The first time was on 13 November last year as he was videotaping police officers physically and verbally abusing Moroccan supporters of the football team Al-Widad Al-Baydhawi at Tunis Carthage airport. He told Index: “I saw police officers beating handcuffed people. There was yelling, and blood. It was horrifying. I took my phone to film the assaults, in order to publish it later on Facebook. Police caught me, and surrounded me. They pushed me to the floor and started kicking and beating me. Then they took me to a police station room, outside the airport, with the Moroccan supporters, where I spent about 30 minutes there. During that period, I was verbally and physically abused. Then they transferred me to another room, where I was beaten again.”
Bouguira said the assaults lasted from two to three hours. He also recalled how state media came to report on what happened that night at the airport and how its journalist sought to manipulate public opinion. “They fabricated their own story (…) A journalist of Al-Wataniya TV 1 [state owned television] asked the security forces to change the clothes, tainted with blood, of the Moroccan supporters. They changed their clothes, took them to another room, and the supporters were filmed with their faces against the wall. They embellished the story. They described the Moroccans as vandals, and represented the police officers as honourable men.”
He went on: “I remember there was a Libyan person who was arrested for possessing bullets, and he was being investigated. The same journalist videotaped the bullets, and when I came back home, and watched the TV report, they added the snapshots of the bullets to the report on the Moroccan supporters. They were seeking to manipulate public opinion.”

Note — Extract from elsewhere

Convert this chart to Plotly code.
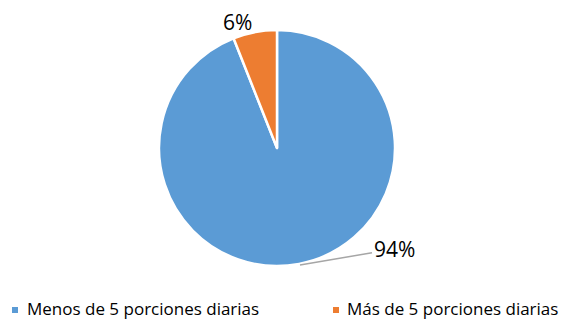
import plotly.graph_objects as go

categories = ["Menos de 5 porciones diarias", "Más de 5 porciones diarias"]
values = [94, 6]
colors = ["#5B9BD5", "#ED7D31"]

W, H = 564, 320
total = sum(values)
pct = [f"{round(v / total * 100)}%" for v in values]


def px(x):
    return x / W


def py(y):
    return 1 - y / H


fig = go.Figure(
    go.Pie(
        labels=categories,
        values=values,
        sort=False,
        direction="clockwise",
        rotation=0,
        marker=dict(colors=colors, line=dict(color="white", width=2.5)),
        textinfo="none",
        hoverinfo="label+percent",
        showlegend=False,
        domain=dict(x=[px(159), px(395)], y=[py(266), py(30)]),
    )
)

label_font = dict(family="Open Sans, sans-serif", size=21, color="#000000")

# percentage labels placed outside the pie
fig.add_annotation(
    x=px(237), y=py(22), xref="paper", yref="paper",
    xanchor="center", yanchor="middle",
    text=pct[1], showarrow=False, font=label_font,
)
fig.add_annotation(
    x=px(300), y=py(265), xref="paper", yref="paper",
    text=pct[0], showarrow=True, arrowhead=0, arrowwidth=1.5,
    arrowcolor="#A6A6A6", ax=94, ay=-16, font=label_font,
)

# legend row along the bottom: colour key squares and category names
legend_font = dict(family="Open Sans, sans-serif", size=17, color="#000000")
legend_pos = [(12, 25), (333, 345)]
for name, color, (sx, tx) in zip(categories, colors, legend_pos):
    fig.add_shape(
        type="rect", xref="paper", yref="paper",
        x0=px(sx), x1=px(sx + 6), y0=py(313), y1=py(307),
        fillcolor=color, line=dict(width=0),
    )
    fig.add_annotation(
        x=px(tx), y=py(308), xref="paper", yref="paper",
        xanchor="left", yanchor="middle",
        text=name, showarrow=False, font=legend_font,
    )

fig.update_layout(
    width=W, height=H,
    margin=dict(l=0, r=0, t=0, b=0, autoexpand=False),
    paper_bgcolor="white",
    plot_bgcolor="white",
    showlegend=False,
)

fig.write_html("out.html")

On 20 January Bouguira says he saw Isam Dardouri, one of his attackers, and the general secretary of the Syndicate of the Internal Security Forces, in Habib Bourguiba Aveue in downtown Tunis. He went to talk him. “It was stronger than me. It was just for me, to heal myself. I needed to say what’s in my heart. I told him that he had assaulted me and that he was an unjust man,” he said.
The second time, Bouguira was assaulted was on 1 February, when he was taking part in a protest in support of Interior Ministry histleblower Samir Feriani. Again, the blogger came face to face with Dardouri and sought to confront him. “He was looking at me, and laughing. He was provoking me. I took my phone and filmed him while saying ‘this is Isam Dardouri, who assaulted me along with the Moroccans at the airport'; he is not ashamed of himself.”
Some hours later, Bouguira was arrested and abused by police. He adds:
I was surrounded by police officers in plain clothes; they pushed me, beat me, insulted me, and handcuffed me, as if I were a criminal. In the police station, they would beat me again for about five minutes. I was detained for six hours for nothing.”
The blogger has lodged a complaint against his attackers. Meanwhile, Dardouri is planning to lodge a complaint against him.
“Now he wants to lodge a complaint against me. He is accusing me of defaming and harassing him,” says Zakaria. “He has the whole union by his side. Police in Tunisia has never been in the service of the citizen. Police are in the service of the police, even before the state. I don’t think they would abandon each other. But I’m not going to abandon my rights. I’m not going to surrender. If they want to arrest, kidnap, or kill me…let them do it. If Zac dies, there will be another 20 Zacs. These practices have to stop, and we should stand in their way.”